= PROBLEM TO SOLVE =
Below is a listing to transcribe in full and exactly; keep the pictures out.

= DATASET CONTENT =
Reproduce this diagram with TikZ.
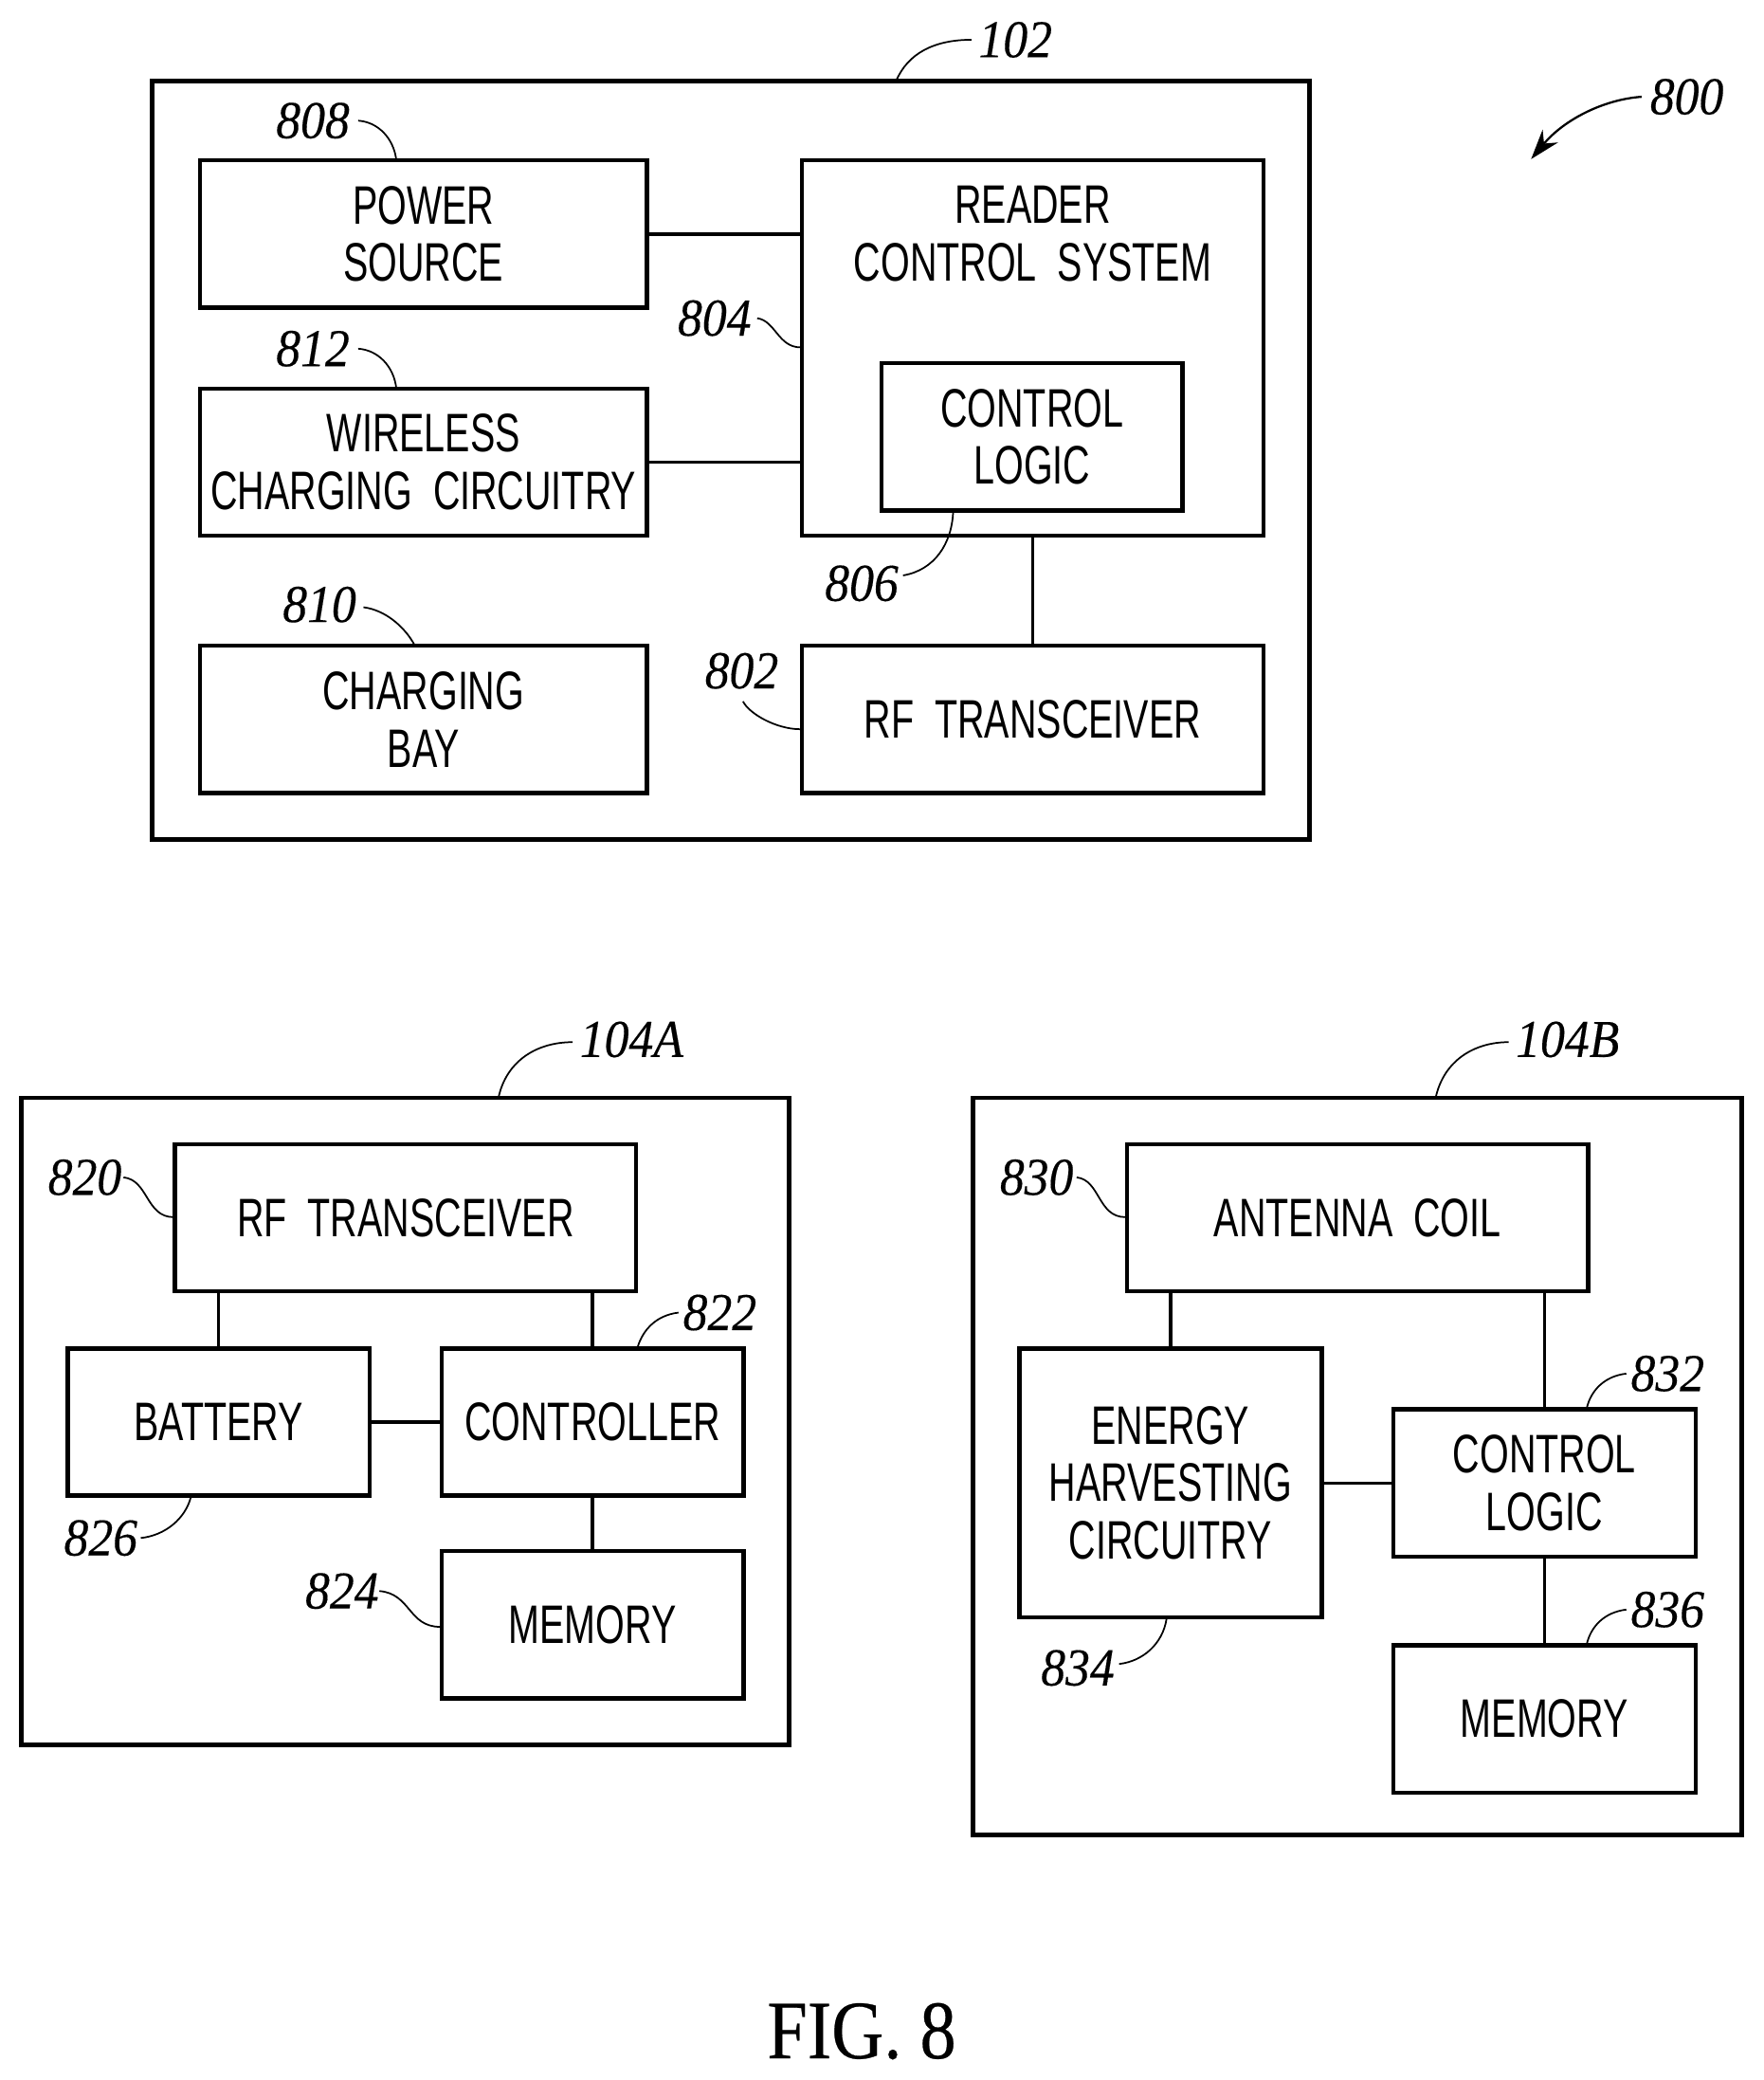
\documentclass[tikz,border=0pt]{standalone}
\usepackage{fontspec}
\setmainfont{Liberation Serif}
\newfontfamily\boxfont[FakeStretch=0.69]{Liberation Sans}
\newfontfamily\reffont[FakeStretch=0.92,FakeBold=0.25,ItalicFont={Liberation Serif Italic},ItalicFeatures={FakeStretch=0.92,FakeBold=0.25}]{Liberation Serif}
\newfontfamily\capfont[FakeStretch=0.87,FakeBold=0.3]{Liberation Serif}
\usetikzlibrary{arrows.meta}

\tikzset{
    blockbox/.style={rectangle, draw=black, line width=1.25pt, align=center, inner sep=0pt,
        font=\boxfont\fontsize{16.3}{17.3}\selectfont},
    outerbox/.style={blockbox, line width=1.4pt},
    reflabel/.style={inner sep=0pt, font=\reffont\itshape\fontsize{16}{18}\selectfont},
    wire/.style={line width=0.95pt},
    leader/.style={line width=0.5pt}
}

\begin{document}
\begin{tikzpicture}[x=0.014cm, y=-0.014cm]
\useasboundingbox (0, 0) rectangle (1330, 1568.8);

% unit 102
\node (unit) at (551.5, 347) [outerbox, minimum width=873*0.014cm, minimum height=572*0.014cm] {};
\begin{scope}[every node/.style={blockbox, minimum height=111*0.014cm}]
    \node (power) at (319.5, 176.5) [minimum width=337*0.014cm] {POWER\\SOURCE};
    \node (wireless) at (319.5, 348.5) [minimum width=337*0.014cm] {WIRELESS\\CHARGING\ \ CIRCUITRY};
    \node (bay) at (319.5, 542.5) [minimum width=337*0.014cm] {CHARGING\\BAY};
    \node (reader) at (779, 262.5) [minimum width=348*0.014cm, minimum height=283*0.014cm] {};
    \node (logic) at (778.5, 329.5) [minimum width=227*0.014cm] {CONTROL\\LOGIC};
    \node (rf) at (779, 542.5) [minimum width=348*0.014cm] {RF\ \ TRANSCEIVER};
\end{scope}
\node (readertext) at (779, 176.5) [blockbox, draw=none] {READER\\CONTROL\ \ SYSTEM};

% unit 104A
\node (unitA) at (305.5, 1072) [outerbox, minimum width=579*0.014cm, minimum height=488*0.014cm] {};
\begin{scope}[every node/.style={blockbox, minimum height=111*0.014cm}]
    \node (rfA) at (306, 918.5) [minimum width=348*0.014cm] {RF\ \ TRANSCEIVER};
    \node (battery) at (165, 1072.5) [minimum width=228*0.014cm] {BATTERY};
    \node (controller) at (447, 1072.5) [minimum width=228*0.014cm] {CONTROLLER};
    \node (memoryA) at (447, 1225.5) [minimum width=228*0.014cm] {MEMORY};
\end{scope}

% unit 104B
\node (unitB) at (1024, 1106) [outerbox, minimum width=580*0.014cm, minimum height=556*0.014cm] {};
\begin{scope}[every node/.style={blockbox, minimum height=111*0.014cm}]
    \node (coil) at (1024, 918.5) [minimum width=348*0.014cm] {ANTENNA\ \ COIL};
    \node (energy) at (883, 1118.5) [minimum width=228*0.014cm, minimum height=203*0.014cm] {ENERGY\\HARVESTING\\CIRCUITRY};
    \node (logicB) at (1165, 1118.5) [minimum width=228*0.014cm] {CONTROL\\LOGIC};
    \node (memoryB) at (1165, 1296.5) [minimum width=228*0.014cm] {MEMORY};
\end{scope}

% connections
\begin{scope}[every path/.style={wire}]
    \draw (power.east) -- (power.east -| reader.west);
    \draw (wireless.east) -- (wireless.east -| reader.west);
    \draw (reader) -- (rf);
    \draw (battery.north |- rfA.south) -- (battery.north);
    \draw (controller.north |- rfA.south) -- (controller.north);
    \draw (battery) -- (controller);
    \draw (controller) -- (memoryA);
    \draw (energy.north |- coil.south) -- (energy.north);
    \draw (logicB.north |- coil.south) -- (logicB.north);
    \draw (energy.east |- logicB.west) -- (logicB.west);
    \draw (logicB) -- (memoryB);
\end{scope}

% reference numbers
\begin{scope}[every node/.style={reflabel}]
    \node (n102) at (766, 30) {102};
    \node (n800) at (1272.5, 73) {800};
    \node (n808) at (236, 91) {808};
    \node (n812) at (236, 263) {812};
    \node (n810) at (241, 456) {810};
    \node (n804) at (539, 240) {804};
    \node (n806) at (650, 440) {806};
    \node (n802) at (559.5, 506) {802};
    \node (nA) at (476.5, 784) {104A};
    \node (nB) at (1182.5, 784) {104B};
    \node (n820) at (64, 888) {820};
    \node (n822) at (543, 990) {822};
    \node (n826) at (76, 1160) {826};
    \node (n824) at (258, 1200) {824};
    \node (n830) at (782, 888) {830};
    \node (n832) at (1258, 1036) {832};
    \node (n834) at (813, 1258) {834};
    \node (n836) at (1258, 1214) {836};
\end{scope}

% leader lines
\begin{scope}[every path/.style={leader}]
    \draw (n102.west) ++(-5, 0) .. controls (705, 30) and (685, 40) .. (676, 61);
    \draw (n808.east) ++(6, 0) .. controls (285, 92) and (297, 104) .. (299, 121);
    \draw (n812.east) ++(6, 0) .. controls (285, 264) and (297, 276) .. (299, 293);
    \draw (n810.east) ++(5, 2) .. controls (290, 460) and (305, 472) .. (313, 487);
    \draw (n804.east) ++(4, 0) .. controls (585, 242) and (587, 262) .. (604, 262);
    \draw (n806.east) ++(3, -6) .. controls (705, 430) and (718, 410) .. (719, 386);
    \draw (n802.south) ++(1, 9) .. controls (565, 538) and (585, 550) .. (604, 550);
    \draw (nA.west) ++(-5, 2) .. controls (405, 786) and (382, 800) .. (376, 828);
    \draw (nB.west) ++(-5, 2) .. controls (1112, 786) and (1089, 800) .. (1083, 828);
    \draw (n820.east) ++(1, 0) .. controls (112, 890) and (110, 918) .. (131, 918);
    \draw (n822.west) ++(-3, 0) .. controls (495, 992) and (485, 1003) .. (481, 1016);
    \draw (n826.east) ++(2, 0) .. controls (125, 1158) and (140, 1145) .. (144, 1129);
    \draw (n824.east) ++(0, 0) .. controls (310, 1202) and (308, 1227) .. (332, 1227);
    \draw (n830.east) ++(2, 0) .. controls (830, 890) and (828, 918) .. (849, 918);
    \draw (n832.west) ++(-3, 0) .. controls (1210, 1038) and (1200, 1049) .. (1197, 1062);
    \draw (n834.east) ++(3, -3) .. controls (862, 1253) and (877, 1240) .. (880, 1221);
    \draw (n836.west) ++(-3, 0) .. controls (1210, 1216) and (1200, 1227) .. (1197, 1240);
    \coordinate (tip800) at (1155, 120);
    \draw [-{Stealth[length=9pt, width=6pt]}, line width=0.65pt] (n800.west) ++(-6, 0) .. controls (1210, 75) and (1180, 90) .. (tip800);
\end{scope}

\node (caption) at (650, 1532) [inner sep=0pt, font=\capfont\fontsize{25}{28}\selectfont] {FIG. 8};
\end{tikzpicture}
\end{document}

= TASK RESULT =
Reproduce this diagram with TikZ.
\documentclass[tikz,border=0pt]{standalone}
\usepackage{fontspec}
\setmainfont{Liberation Serif}
\newfontfamily\boxfont[FakeStretch=0.69]{Liberation Sans}
\newfontfamily\reffont[FakeStretch=0.92,FakeBold=0.25,ItalicFont={Liberation Serif Italic},ItalicFeatures={FakeStretch=0.92,FakeBold=0.25}]{Liberation Serif}
\newfontfamily\capfont[FakeStretch=0.87,FakeBold=0.3]{Liberation Serif}
\usetikzlibrary{arrows.meta}

\tikzset{
    blockbox/.style={rectangle, draw=black, line width=1.25pt, align=center, inner sep=0pt,
        font=\boxfont\fontsize{16.3}{17.3}\selectfont},
    outerbox/.style={blockbox, line width=1.4pt},
    reflabel/.style={inner sep=0pt, font=\reffont\itshape\fontsize{16}{18}\selectfont},
    wire/.style={line width=0.95pt},
    leader/.style={line width=0.5pt}
}

\begin{document}
\begin{tikzpicture}[x=0.014cm, y=-0.014cm]
\useasboundingbox (0, 0) rectangle (1330, 1568.8);

% unit 102
\node (unit) at (551.5, 347) [outerbox, minimum width=873*0.014cm, minimum height=572*0.014cm] {};
\begin{scope}[every node/.style={blockbox, minimum height=111*0.014cm}]
    \node (power) at (319.5, 176.5) [minimum width=337*0.014cm] {POWER\\SOURCE};
    \node (wireless) at (319.5, 348.5) [minimum width=337*0.014cm] {WIRELESS\\CHARGING\ \ CIRCUITRY};
    \node (bay) at (319.5, 542.5) [minimum width=337*0.014cm] {CHARGING\\BAY};
    \node (reader) at (779, 262.5) [minimum width=348*0.014cm, minimum height=283*0.014cm] {};
    \node (logic) at (778.5, 329.5) [minimum width=227*0.014cm] {CONTROL\\LOGIC};
    \node (rf) at (779, 542.5) [minimum width=348*0.014cm] {RF\ \ TRANSCEIVER};
\end{scope}
\node (readertext) at (779, 176.5) [blockbox, draw=none] {READER\\CONTROL\ \ SYSTEM};

% unit 104A
\node (unitA) at (305.5, 1072) [outerbox, minimum width=579*0.014cm, minimum height=488*0.014cm] {};
\begin{scope}[every node/.style={blockbox, minimum height=111*0.014cm}]
    \node (rfA) at (306, 918.5) [minimum width=348*0.014cm] {RF\ \ TRANSCEIVER};
    \node (battery) at (165, 1072.5) [minimum width=228*0.014cm] {BATTERY};
    \node (controller) at (447, 1072.5) [minimum width=228*0.014cm] {CONTROLLER};
    \node (memoryA) at (447, 1225.5) [minimum width=228*0.014cm] {MEMORY};
\end{scope}

% unit 104B
\node (unitB) at (1024, 1106) [outerbox, minimum width=580*0.014cm, minimum height=556*0.014cm] {};
\begin{scope}[every node/.style={blockbox, minimum height=111*0.014cm}]
    \node (coil) at (1024, 918.5) [minimum width=348*0.014cm] {ANTENNA\ \ COIL};
    \node (energy) at (883, 1118.5) [minimum width=228*0.014cm, minimum height=203*0.014cm] {ENERGY\\HARVESTING\\CIRCUITRY};
    \node (logicB) at (1165, 1118.5) [minimum width=228*0.014cm] {CONTROL\\LOGIC};
    \node (memoryB) at (1165, 1296.5) [minimum width=228*0.014cm] {MEMORY};
\end{scope}

% connections
\begin{scope}[every path/.style={wire}]
    \draw (power.east) -- (power.east -| reader.west);
    \draw (wireless.east) -- (wireless.east -| reader.west);
    \draw (reader) -- (rf);
    \draw (battery.north |- rfA.south) -- (battery.north);
    \draw (controller.north |- rfA.south) -- (controller.north);
    \draw (battery) -- (controller);
    \draw (controller) -- (memoryA);
    \draw (energy.north |- coil.south) -- (energy.north);
    \draw (logicB.north |- coil.south) -- (logicB.north);
    \draw (energy.east |- logicB.west) -- (logicB.west);
    \draw (logicB) -- (memoryB);
\end{scope}

% reference numbers
\begin{scope}[every node/.style={reflabel}]
    \node (n102) at (766, 30) {102};
    \node (n800) at (1272.5, 73) {800};
    \node (n808) at (236, 91) {808};
    \node (n812) at (236, 263) {812};
    \node (n810) at (241, 456) {810};
    \node (n804) at (539, 240) {804};
    \node (n806) at (650, 440) {806};
    \node (n802) at (559.5, 506) {802};
    \node (nA) at (476.5, 784) {104A};
    \node (nB) at (1182.5, 784) {104B};
    \node (n820) at (64, 888) {820};
    \node (n822) at (543, 990) {822};
    \node (n826) at (76, 1160) {826};
    \node (n824) at (258, 1200) {824};
    \node (n830) at (782, 888) {830};
    \node (n832) at (1258, 1036) {832};
    \node (n834) at (813, 1258) {834};
    \node (n836) at (1258, 1214) {836};
\end{scope}

% leader lines
\begin{scope}[every path/.style={leader}]
    \draw (n102.west) ++(-5, 0) .. controls (705, 30) and (685, 40) .. (676, 61);
    \draw (n808.east) ++(6, 0) .. controls (285, 92) and (297, 104) .. (299, 121);
    \draw (n812.east) ++(6, 0) .. controls (285, 264) and (297, 276) .. (299, 293);
    \draw (n810.east) ++(5, 2) .. controls (290, 460) and (305, 472) .. (313, 487);
    \draw (n804.east) ++(4, 0) .. controls (585, 242) and (587, 262) .. (604, 262);
    \draw (n806.east) ++(3, -6) .. controls (705, 430) and (718, 410) .. (719, 386);
    \draw (n802.south) ++(1, 9) .. controls (565, 538) and (585, 550) .. (604, 550);
    \draw (nA.west) ++(-5, 2) .. controls (405, 786) and (382, 800) .. (376, 828);
    \draw (nB.west) ++(-5, 2) .. controls (1112, 786) and (1089, 800) .. (1083, 828);
    \draw (n820.east) ++(1, 0) .. controls (112, 890) and (110, 918) .. (131, 918);
    \draw (n822.west) ++(-3, 0) .. controls (495, 992) and (485, 1003) .. (481, 1016);
    \draw (n826.east) ++(2, 0) .. controls (125, 1158) and (140, 1145) .. (144, 1129);
    \draw (n824.east) ++(0, 0) .. controls (310, 1202) and (308, 1227) .. (332, 1227);
    \draw (n830.east) ++(2, 0) .. controls (830, 890) and (828, 918) .. (849, 918);
    \draw (n832.west) ++(-3, 0) .. controls (1210, 1038) and (1200, 1049) .. (1197, 1062);
    \draw (n834.east) ++(3, -3) .. controls (862, 1253) and (877, 1240) .. (880, 1221);
    \draw (n836.west) ++(-3, 0) .. controls (1210, 1216) and (1200, 1227) .. (1197, 1240);
    \coordinate (tip800) at (1155, 120);
    \draw [-{Stealth[length=9pt, width=6pt]}, line width=0.65pt] (n800.west) ++(-6, 0) .. controls (1210, 75) and (1180, 90) .. (tip800);
\end{scope}

\node (caption) at (650, 1532) [inner sep=0pt, font=\capfont\fontsize{25}{28}\selectfont] {FIG. 8};
\end{tikzpicture}
\end{document}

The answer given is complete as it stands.